(Data section)
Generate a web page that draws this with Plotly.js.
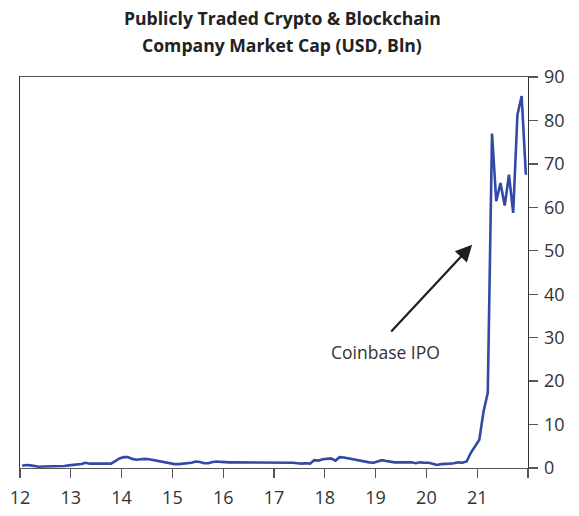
<!DOCTYPE html>
<html>
<head>
<meta charset="utf-8">
<script src="https://cdn.plot.ly/plotly-3.0.1.min.js"></script>
<style>html,body{margin:0;padding:0;background:#fff;}#chart{width:579px;height:516px;}</style>
</head>
<body>
<div id="chart"></div>
<script>
// Monthly market cap, USD bn, Jan 2012 .. Dec 2021
const years = [2012, 2013, 2014, 2015, 2016, 2017, 2018, 2019, 2020, 2021];
const v2012 = [0.5, 0.7, 0.6, 0.4, 0.3, 0.35, 0.35, 0.35, 0.35, 0.4, 0.45, 0.6];
const v2013 = [0.7, 0.8, 0.9, 1.2, 1.0, 1.0, 1.0, 1.0, 1.0, 1.0, 1.6, 2.2];
const v2014 = [2.5, 2.5, 2.1, 1.9, 2.0, 2.1, 2.0, 1.8, 1.6, 1.4, 1.2, 1.0];
const v2015 = [0.9, 0.9, 1.0, 1.2, 1.2, 1.5, 1.4, 1.1, 1.1, 1.4, 1.5, 1.4];
const v2016 = [1.3, 1.3, 1.3, 1.3, 1.3, 1.3, 1.3, 1.2, 1.3, 1.3, 1.3, 1.2];
const v2017 = [1.3, 1.2, 1.3, 1.2, 1.2, 1.1, 1.0, 1.1, 1.0, 1.8, 1.7, 2.0];
const v2018 = [2.1, 2.2, 1.7, 2.5, 2.4, 2.2, 2.0, 1.8, 1.6, 1.4, 1.3, 1.2];
const v2019 = [1.5, 1.8, 1.6, 1.4, 1.3, 1.3, 1.3, 1.2, 1.3, 1.1, 1.3, 1.2];
const v2020 = [1.2, 1.0, 0.7, 0.9, 0.9, 1.0, 1.1, 1.3, 1.2, 1.5, 3.5, 5.0];
const v2021 = [6.5, 13, 17.3, 77, 61.4, 65.6, 60.4, 67.5, 58.7, 81.3, 85.6, 67.5];
const byYear = [v2012, v2013, v2014, v2015, v2016, v2017, v2018, v2019, v2020, v2021];

const xTickVals = [12, 13, 14, 15, 16, 17, 18, 19, 20, 21, 22];
const xTickText = ['12', '13', '14', '15', '16', '17', '18', '19', '20', '21', ''];
const yTickVals = [0, 10, 20, 30, 40, 50, 60, 70, 80, 90];
const titleLines = ['Publicly Traded Crypto & Blockchain', 'Company Market Cap (USD, Bln)'];

const xs = [], ys = [];
byYear.forEach((arr, yi) => {
  arr.forEach((v, m) => {
    xs.push((years[yi] - 2000) + (m + 0.5) / 12);
    ys.push(v);
  });
});

const font = "'Open Sans', 'DejaVu Sans', sans-serif";

const data = [{
  x: xs, y: ys, type: 'scatter', mode: 'lines',
  line: {color: '#3249a6', width: 2.6},
  hoverinfo: 'skip'
}];

const layout = {
  width: 579, height: 516,
  margin: {l: 20, r: 51, t: 77, b: 48},
  paper_bgcolor: '#fff', plot_bgcolor: '#fff',
  showlegend: false,
  font: {family: font, color: '#333'},
  xaxis: {
    range: [12, 22], tickvals: xTickVals, ticktext: xTickText,
    showgrid: false, zeroline: false,
    showline: true, linecolor: '#555', linewidth: 1.3, mirror: true,
    ticks: 'outside', ticklen: 9, tickcolor: '#555', tickwidth: 1.3,
    ticklabelstandoff: 4,
    tickfont: {family: font, size: 18, color: '#333'}
  },
  yaxis: {
    range: [0, 90], tickvals: yTickVals, side: 'right',
    showgrid: false, zeroline: false,
    showline: true, linecolor: '#333', linewidth: 1.3, mirror: true,
    ticks: 'outside', ticklen: 9, tickcolor: '#555', tickwidth: 1.3,
    ticklabelstandoff: 2,
    tickfont: {family: font, size: 18, color: '#333'}
  },
  annotations: [
    {
      x: 0.5167, y: 1.1509, xref: 'paper', yref: 'paper',
      xanchor: 'center', yanchor: 'middle', showarrow: false,
      text: '<b>' + titleLines[0] + '</b>',
      font: {family: font, size: 17.6, color: '#222'}
    },
    {
      x: 0.5167, y: 1.0818, xref: 'paper', yref: 'paper',
      xanchor: 'center', yanchor: 'middle', showarrow: false,
      text: '<b>' + titleLines[1] + '</b>',
      font: {family: font, size: 17.6, color: '#222'}
    },
    {
      x: 20.9, y: 51.4, xref: 'x', yref: 'y',
      ax: 19.28, ay: 31.1, axref: 'x', ayref: 'y',
      text: '', showarrow: true, arrowhead: 2, arrowsize: 1.5,
      arrowwidth: 2.2, arrowcolor: '#1e1e1e'
    },
    {
      x: 19.185, y: 26.7, xref: 'x', yref: 'y',
      text: 'Coinbase IPO', showarrow: false,
      font: {family: font, size: 17.5, color: '#333'}
    }
  ]
};

Plotly.newPlot('chart', data, layout, {displayModeBar: false, staticPlot: true});
</script>
</body>
</html>
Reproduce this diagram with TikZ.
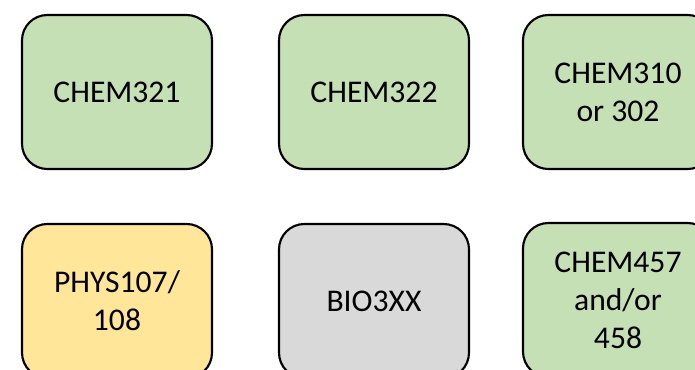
\documentclass[tikz,border=0pt]{standalone}
\usepackage{fontspec}
\setmainfont{Carlito}
\usepackage{tikz}
\usetikzlibrary{positioning}

\definecolor{chemgreen}{HTML}{C5E0B4}
\definecolor{physyellow}{HTML}{FFE699}
\definecolor{biogrey}{HTML}{D9D9D9}

\begin{document}
\begin{tikzpicture}[x=0.75pt, y=-0.75pt]
            \tikzset{every node/.style={rectangle, rounded corners=19pt, draw=black, line width=1.6pt,
                        minimum width=142.5pt, minimum height=115.5pt, align=center,
                        font=\fontsize{23.7pt}{28.5pt}\selectfont},
                    chem/.style={fill=chemgreen},
                    phys/.style={fill=physyellow},
                    bio/.style={fill=biogrey}}
            \useasboundingbox (0,0) rectangle (695,369);
            \clip (0,0) rectangle (695,369);
            \node[chem] (1) at (117, 92) {CHEM321};
            \node[chem] (2) at (374, 92) {CHEM322};
            \node[chem] (3) at (618, 92) {CHEM310\\or 302};
            \node[phys] (4) at (117, 301) {PHYS107/\\108};
            \node[bio] (5) at (374, 301) {BIO3XX};
            \node[chem] (6) at (618, 300) {CHEM457\\and/or\\458};
        \end{tikzpicture}
\end{document}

(Exercise brief) Reproduce all entries exactly. Pictures do not belong in the copy.

(Answer below)
Generate a web page that draws this with Plotly.js.
<!DOCTYPE html>
<html>
<head>
<meta charset="utf-8">
<script src="https://cdn.plot.ly/plotly-3.0.1.min.js"></script>
<style>html,body{margin:0;padding:0;background:#fff;}#chart{width:579px;height:516px;}</style>
</head>
<body>
<div id="chart"></div>
<script>
// Monthly market cap, USD bn, Jan 2012 .. Dec 2021
const years = [2012, 2013, 2014, 2015, 2016, 2017, 2018, 2019, 2020, 2021];
const v2012 = [0.5, 0.7, 0.6, 0.4, 0.3, 0.35, 0.35, 0.35, 0.35, 0.4, 0.45, 0.6];
const v2013 = [0.7, 0.8, 0.9, 1.2, 1.0, 1.0, 1.0, 1.0, 1.0, 1.0, 1.6, 2.2];
const v2014 = [2.5, 2.5, 2.1, 1.9, 2.0, 2.1, 2.0, 1.8, 1.6, 1.4, 1.2, 1.0];
const v2015 = [0.9, 0.9, 1.0, 1.2, 1.2, 1.5, 1.4, 1.1, 1.1, 1.4, 1.5, 1.4];
const v2016 = [1.3, 1.3, 1.3, 1.3, 1.3, 1.3, 1.3, 1.2, 1.3, 1.3, 1.3, 1.2];
const v2017 = [1.3, 1.2, 1.3, 1.2, 1.2, 1.1, 1.0, 1.1, 1.0, 1.8, 1.7, 2.0];
const v2018 = [2.1, 2.2, 1.7, 2.5, 2.4, 2.2, 2.0, 1.8, 1.6, 1.4, 1.3, 1.2];
const v2019 = [1.5, 1.8, 1.6, 1.4, 1.3, 1.3, 1.3, 1.2, 1.3, 1.1, 1.3, 1.2];
const v2020 = [1.2, 1.0, 0.7, 0.9, 0.9, 1.0, 1.1, 1.3, 1.2, 1.5, 3.5, 5.0];
const v2021 = [6.5, 13, 17.3, 77, 61.4, 65.6, 60.4, 67.5, 58.7, 81.3, 85.6, 67.5];
const byYear = [v2012, v2013, v2014, v2015, v2016, v2017, v2018, v2019, v2020, v2021];

const xTickVals = [12, 13, 14, 15, 16, 17, 18, 19, 20, 21, 22];
const xTickText = ['12', '13', '14', '15', '16', '17', '18', '19', '20', '21', ''];
const yTickVals = [0, 10, 20, 30, 40, 50, 60, 70, 80, 90];
const titleLines = ['Publicly Traded Crypto & Blockchain', 'Company Market Cap (USD, Bln)'];

const xs = [], ys = [];
byYear.forEach((arr, yi) => {
  arr.forEach((v, m) => {
    xs.push((years[yi] - 2000) + (m + 0.5) / 12);
    ys.push(v);
  });
});

const font = "'Open Sans', 'DejaVu Sans', sans-serif";

const data = [{
  x: xs, y: ys, type: 'scatter', mode: 'lines',
  line: {color: '#3249a6', width: 2.6},
  hoverinfo: 'skip'
}];

const layout = {
  width: 579, height: 516,
  margin: {l: 20, r: 51, t: 77, b: 48},
  paper_bgcolor: '#fff', plot_bgcolor: '#fff',
  showlegend: false,
  font: {family: font, color: '#333'},
  xaxis: {
    range: [12, 22], tickvals: xTickVals, ticktext: xTickText,
    showgrid: false, zeroline: false,
    showline: true, linecolor: '#555', linewidth: 1.3, mirror: true,
    ticks: 'outside', ticklen: 9, tickcolor: '#555', tickwidth: 1.3,
    ticklabelstandoff: 4,
    tickfont: {family: font, size: 18, color: '#333'}
  },
  yaxis: {
    range: [0, 90], tickvals: yTickVals, side: 'right',
    showgrid: false, zeroline: false,
    showline: true, linecolor: '#333', linewidth: 1.3, mirror: true,
    ticks: 'outside', ticklen: 9, tickcolor: '#555', tickwidth: 1.3,
    ticklabelstandoff: 2,
    tickfont: {family: font, size: 18, color: '#333'}
  },
  annotations: [
    {
      x: 0.5167, y: 1.1509, xref: 'paper', yref: 'paper',
      xanchor: 'center', yanchor: 'middle', showarrow: false,
      text: '<b>' + titleLines[0] + '</b>',
      font: {family: font, size: 17.6, color: '#222'}
    },
    {
      x: 0.5167, y: 1.0818, xref: 'paper', yref: 'paper',
      xanchor: 'center', yanchor: 'middle', showarrow: false,
      text: '<b>' + titleLines[1] + '</b>',
      font: {family: font, size: 17.6, color: '#222'}
    },
    {
      x: 20.9, y: 51.4, xref: 'x', yref: 'y',
      ax: 19.28, ay: 31.1, axref: 'x', ayref: 'y',
      text: '', showarrow: true, arrowhead: 2, arrowsize: 1.5,
      arrowwidth: 2.2, arrowcolor: '#1e1e1e'
    },
    {
      x: 19.185, y: 26.7, xref: 'x', yref: 'y',
      text: 'Coinbase IPO', showarrow: false,
      font: {family: font, size: 17.5, color: '#333'}
    }
  ]
};

Plotly.newPlot('chart', data, layout, {displayModeBar: false, staticPlot: true});
</script>
</body>
</html>
Reproduce this diagram with TikZ.
\documentclass[tikz,border=0pt]{standalone}
\usepackage{fontspec}
\setmainfont{Carlito}
\usepackage{tikz}
\usetikzlibrary{positioning}

\definecolor{chemgreen}{HTML}{C5E0B4}
\definecolor{physyellow}{HTML}{FFE699}
\definecolor{biogrey}{HTML}{D9D9D9}

\begin{document}
\begin{tikzpicture}[x=0.75pt, y=-0.75pt]
            \tikzset{every node/.style={rectangle, rounded corners=19pt, draw=black, line width=1.6pt,
                        minimum width=142.5pt, minimum height=115.5pt, align=center,
                        font=\fontsize{23.7pt}{28.5pt}\selectfont},
                    chem/.style={fill=chemgreen},
                    phys/.style={fill=physyellow},
                    bio/.style={fill=biogrey}}
            \useasboundingbox (0,0) rectangle (695,369);
            \clip (0,0) rectangle (695,369);
            \node[chem] (1) at (117, 92) {CHEM321};
            \node[chem] (2) at (374, 92) {CHEM322};
            \node[chem] (3) at (618, 92) {CHEM310\\or 302};
            \node[phys] (4) at (117, 301) {PHYS107/\\108};
            \node[bio] (5) at (374, 301) {BIO3XX};
            \node[chem] (6) at (618, 300) {CHEM457\\and/or\\458};
        \end{tikzpicture}
\end{document}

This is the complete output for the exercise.